• Your instructions: Reproduce exactly, and nothing else, the lines from the one that contains "Clone this chart in Altair." through the one that contains "500000, 600000, 700000]". Leave the pictures out.

• Plotting code records:
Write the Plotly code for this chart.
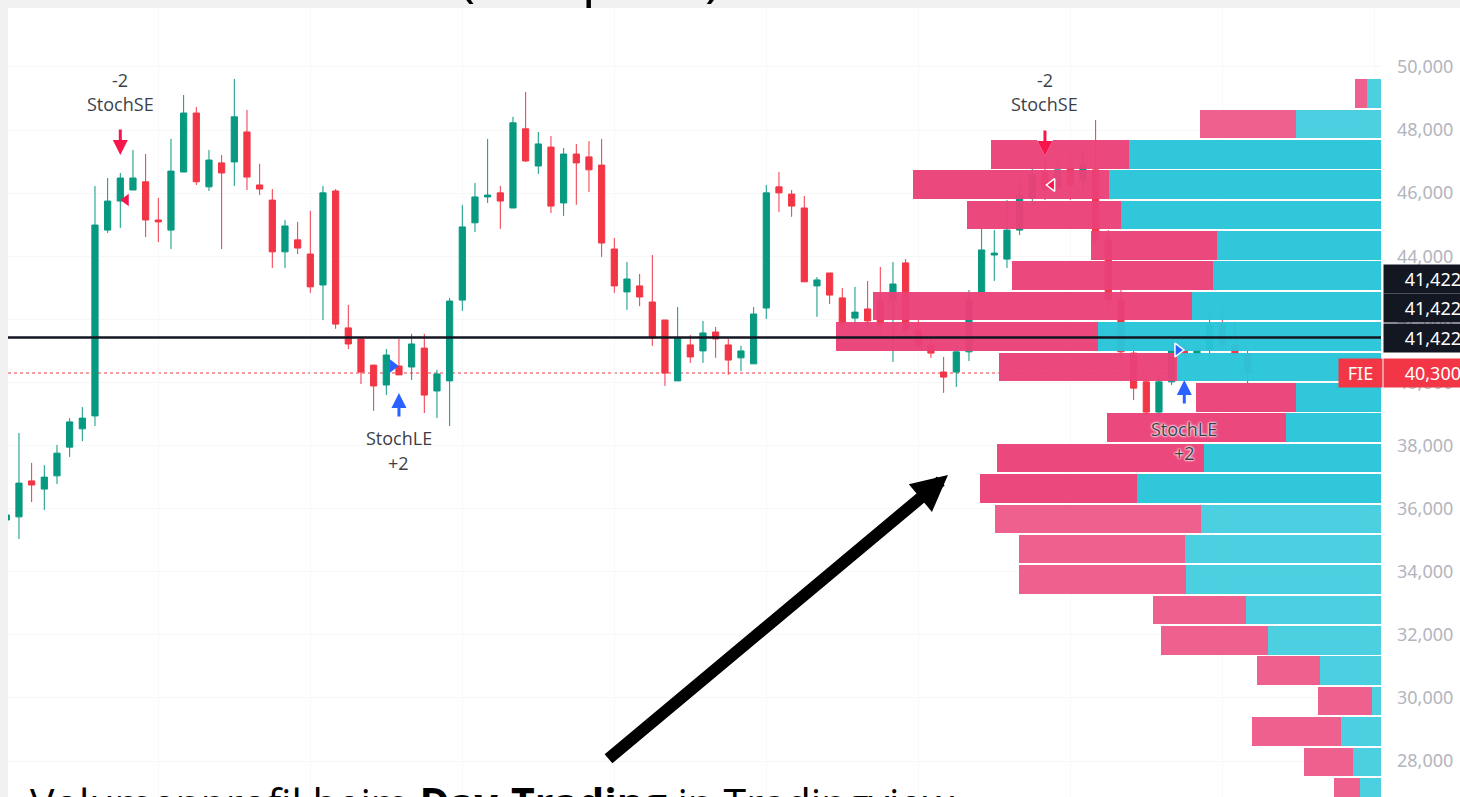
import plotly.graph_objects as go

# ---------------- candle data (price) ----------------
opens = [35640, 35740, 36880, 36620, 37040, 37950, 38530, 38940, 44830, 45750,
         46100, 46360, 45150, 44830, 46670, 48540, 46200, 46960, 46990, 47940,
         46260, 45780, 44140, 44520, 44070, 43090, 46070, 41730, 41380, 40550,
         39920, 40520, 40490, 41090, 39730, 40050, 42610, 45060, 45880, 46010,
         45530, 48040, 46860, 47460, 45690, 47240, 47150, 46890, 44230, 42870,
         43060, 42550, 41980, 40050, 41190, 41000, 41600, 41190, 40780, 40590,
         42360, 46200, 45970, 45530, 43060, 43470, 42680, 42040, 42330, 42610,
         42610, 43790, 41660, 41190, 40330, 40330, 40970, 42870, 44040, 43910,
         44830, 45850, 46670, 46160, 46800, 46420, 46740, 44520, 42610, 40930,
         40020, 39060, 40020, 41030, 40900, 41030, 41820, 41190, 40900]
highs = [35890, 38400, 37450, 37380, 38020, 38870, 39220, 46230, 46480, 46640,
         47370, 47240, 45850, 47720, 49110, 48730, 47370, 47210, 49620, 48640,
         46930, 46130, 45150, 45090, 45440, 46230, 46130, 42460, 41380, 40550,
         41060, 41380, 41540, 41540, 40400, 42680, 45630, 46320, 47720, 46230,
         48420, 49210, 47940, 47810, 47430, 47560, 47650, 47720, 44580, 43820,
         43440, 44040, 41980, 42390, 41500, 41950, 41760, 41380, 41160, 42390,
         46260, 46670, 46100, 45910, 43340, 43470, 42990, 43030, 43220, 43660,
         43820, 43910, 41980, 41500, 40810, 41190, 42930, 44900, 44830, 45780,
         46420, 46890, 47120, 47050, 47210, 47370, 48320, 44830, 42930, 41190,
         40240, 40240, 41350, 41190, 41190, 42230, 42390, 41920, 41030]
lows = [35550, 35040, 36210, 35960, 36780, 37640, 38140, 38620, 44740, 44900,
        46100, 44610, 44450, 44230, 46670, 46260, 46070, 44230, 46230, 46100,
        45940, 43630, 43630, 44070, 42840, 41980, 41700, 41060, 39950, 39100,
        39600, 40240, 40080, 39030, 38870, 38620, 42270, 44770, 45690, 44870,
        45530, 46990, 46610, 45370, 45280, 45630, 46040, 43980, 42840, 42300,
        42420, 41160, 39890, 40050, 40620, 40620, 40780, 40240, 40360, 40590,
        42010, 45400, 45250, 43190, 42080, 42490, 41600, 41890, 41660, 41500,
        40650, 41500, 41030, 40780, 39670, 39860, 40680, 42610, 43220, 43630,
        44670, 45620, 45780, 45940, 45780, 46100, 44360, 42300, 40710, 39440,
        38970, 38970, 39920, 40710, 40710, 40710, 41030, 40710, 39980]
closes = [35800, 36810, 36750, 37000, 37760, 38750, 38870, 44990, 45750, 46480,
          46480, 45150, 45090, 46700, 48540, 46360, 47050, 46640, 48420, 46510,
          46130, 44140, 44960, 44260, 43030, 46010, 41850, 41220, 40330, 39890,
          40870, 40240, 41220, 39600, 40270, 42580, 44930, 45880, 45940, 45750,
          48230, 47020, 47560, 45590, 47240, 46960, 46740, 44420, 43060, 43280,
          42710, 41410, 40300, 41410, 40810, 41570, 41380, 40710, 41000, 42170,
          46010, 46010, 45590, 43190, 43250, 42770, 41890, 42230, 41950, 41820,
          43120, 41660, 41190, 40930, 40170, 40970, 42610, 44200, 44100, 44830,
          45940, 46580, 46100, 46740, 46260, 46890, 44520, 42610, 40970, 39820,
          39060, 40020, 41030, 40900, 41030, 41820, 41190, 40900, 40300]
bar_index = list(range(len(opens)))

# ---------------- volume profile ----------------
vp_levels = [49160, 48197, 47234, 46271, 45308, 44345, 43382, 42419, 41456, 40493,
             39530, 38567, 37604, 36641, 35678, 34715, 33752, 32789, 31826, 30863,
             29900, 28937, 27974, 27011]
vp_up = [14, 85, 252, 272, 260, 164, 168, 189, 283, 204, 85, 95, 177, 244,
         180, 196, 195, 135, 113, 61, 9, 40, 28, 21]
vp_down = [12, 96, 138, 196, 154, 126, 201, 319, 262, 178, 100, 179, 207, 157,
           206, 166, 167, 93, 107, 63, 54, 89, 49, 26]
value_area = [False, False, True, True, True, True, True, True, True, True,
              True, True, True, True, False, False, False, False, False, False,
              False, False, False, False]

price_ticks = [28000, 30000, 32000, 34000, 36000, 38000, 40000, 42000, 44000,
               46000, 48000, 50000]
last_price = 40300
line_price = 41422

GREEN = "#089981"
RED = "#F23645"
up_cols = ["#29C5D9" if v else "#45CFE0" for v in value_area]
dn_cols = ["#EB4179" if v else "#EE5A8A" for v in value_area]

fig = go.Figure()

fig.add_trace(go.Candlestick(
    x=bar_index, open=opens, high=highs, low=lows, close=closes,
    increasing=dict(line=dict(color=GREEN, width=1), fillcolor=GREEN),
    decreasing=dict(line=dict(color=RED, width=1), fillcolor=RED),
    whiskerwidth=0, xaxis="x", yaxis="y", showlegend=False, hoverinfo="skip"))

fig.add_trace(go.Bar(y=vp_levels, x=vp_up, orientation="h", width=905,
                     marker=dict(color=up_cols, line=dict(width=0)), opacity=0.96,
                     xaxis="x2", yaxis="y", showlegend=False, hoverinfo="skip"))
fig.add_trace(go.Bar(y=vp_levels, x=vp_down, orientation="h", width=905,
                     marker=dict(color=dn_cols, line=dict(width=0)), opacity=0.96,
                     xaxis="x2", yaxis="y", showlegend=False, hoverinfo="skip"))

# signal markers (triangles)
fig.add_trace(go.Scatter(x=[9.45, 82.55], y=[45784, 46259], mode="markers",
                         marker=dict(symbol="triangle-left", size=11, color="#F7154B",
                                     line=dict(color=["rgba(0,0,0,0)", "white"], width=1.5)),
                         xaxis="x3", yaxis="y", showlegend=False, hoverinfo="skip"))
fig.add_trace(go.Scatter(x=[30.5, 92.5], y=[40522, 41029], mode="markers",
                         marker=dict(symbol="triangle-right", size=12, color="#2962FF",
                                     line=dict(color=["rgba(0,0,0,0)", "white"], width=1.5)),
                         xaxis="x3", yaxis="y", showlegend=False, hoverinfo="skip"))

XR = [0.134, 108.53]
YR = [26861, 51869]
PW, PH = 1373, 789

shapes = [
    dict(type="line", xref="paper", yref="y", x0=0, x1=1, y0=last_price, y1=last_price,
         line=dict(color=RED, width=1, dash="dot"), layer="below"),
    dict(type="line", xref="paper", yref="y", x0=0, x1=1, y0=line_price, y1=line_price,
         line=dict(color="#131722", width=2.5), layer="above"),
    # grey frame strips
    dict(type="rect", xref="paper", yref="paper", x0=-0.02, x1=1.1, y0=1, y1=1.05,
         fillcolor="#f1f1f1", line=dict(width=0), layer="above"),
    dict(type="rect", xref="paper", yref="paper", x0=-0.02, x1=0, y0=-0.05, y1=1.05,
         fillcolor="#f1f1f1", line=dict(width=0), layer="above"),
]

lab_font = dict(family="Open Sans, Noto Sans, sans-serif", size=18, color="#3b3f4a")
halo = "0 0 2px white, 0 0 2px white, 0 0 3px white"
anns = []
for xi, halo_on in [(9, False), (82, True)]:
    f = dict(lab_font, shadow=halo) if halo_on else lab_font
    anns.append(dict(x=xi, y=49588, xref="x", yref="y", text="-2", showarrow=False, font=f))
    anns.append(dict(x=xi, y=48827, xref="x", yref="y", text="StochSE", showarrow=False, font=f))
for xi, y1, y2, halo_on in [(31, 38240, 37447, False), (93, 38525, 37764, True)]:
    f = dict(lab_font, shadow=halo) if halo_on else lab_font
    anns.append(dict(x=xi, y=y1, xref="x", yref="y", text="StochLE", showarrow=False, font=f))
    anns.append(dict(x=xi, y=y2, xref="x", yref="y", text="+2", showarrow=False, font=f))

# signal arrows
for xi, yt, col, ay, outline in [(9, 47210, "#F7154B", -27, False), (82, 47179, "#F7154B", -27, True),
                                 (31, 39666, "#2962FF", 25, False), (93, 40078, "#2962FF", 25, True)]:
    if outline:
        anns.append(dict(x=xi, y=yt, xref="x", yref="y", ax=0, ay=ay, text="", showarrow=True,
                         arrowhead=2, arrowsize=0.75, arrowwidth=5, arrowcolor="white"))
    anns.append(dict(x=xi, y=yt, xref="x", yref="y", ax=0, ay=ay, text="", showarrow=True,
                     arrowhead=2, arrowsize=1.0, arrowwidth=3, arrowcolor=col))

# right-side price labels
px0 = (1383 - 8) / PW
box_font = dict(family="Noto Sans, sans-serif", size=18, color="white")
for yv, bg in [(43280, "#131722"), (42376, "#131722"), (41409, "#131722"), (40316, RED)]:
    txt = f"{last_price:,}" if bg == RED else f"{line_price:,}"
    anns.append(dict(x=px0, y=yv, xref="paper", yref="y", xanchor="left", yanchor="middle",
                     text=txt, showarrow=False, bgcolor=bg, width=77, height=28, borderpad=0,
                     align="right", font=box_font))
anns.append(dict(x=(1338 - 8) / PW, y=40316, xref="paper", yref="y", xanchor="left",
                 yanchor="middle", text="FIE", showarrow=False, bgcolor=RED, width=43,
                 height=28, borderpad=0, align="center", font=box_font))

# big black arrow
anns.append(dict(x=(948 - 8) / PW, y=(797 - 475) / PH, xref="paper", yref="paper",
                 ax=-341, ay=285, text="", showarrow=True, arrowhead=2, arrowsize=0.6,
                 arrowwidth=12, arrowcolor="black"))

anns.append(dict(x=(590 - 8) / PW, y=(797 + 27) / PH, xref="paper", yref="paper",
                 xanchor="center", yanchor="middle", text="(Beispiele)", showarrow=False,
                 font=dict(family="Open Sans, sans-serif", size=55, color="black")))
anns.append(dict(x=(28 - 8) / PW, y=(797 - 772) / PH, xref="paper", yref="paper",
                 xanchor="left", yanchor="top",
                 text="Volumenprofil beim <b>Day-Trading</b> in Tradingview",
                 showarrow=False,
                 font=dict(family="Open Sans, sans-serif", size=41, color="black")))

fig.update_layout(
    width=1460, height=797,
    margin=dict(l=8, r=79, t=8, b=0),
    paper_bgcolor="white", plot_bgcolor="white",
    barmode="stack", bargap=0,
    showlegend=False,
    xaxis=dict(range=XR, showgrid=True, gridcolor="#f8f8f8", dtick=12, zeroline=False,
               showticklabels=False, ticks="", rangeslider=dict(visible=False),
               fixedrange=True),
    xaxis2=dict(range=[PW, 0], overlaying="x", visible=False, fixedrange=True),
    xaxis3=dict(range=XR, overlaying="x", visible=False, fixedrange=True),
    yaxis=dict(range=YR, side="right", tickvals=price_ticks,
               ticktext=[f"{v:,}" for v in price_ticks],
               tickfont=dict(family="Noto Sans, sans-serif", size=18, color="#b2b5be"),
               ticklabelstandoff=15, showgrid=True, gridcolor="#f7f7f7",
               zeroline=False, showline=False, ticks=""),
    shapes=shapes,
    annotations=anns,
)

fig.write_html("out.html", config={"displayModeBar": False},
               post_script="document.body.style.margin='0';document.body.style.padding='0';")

---

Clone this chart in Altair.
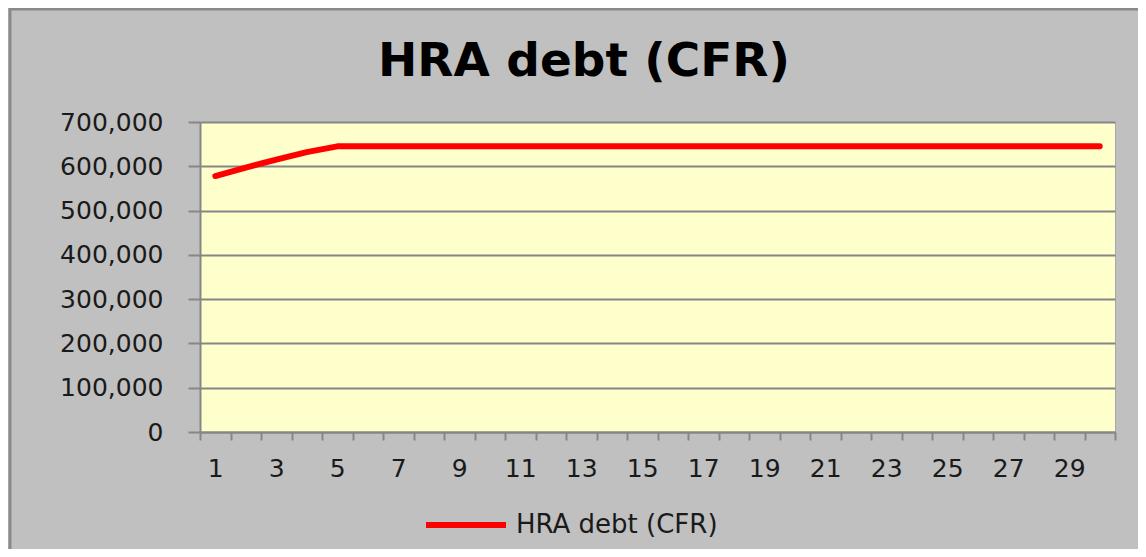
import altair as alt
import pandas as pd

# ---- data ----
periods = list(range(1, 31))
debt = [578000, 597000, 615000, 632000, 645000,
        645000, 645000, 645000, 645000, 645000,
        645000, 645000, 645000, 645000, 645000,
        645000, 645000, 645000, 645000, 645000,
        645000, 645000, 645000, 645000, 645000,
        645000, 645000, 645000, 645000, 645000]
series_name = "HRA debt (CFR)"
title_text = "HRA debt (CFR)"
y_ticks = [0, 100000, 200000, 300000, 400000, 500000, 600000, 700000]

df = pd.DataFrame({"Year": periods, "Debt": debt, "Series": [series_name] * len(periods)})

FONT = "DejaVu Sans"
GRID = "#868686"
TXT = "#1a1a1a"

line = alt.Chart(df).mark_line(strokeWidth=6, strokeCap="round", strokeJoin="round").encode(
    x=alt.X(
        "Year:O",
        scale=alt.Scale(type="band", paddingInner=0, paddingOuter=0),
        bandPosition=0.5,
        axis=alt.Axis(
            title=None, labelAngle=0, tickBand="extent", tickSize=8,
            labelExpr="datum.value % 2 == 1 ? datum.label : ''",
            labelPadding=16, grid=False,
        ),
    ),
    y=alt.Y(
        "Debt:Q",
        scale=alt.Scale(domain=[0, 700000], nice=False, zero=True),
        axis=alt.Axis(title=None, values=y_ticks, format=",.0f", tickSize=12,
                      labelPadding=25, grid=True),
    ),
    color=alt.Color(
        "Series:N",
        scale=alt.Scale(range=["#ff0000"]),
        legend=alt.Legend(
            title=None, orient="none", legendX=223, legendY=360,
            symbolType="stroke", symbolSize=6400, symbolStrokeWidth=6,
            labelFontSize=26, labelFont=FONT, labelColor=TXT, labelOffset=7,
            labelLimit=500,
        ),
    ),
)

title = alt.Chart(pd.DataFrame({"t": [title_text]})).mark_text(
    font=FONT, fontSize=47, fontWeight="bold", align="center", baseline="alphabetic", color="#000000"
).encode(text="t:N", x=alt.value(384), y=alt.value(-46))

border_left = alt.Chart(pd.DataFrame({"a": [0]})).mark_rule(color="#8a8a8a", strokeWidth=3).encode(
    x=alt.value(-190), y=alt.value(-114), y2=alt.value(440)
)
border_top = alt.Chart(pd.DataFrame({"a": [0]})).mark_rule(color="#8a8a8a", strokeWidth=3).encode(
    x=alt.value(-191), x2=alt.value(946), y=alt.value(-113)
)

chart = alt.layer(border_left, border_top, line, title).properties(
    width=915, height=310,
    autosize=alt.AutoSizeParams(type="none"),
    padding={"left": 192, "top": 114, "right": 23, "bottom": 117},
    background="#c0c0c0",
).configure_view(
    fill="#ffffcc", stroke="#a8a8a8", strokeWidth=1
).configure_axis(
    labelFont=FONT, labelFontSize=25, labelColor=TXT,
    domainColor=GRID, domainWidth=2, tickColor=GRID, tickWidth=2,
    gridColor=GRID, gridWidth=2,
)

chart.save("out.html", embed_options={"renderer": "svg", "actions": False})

• Output below:
Clone this chart in Altair.
import altair as alt
import pandas as pd

# ---- data ----
periods = list(range(1, 31))
debt = [578000, 597000, 615000, 632000, 645000,
        645000, 645000, 645000, 645000, 645000,
        645000, 645000, 645000, 645000, 645000,
        645000, 645000, 645000, 645000, 645000,
        645000, 645000, 645000, 645000, 645000,
        645000, 645000, 645000, 645000, 645000]
series_name = "HRA debt (CFR)"
title_text = "HRA debt (CFR)"
y_ticks = [0, 100000, 200000, 300000, 400000, 500000, 600000, 700000]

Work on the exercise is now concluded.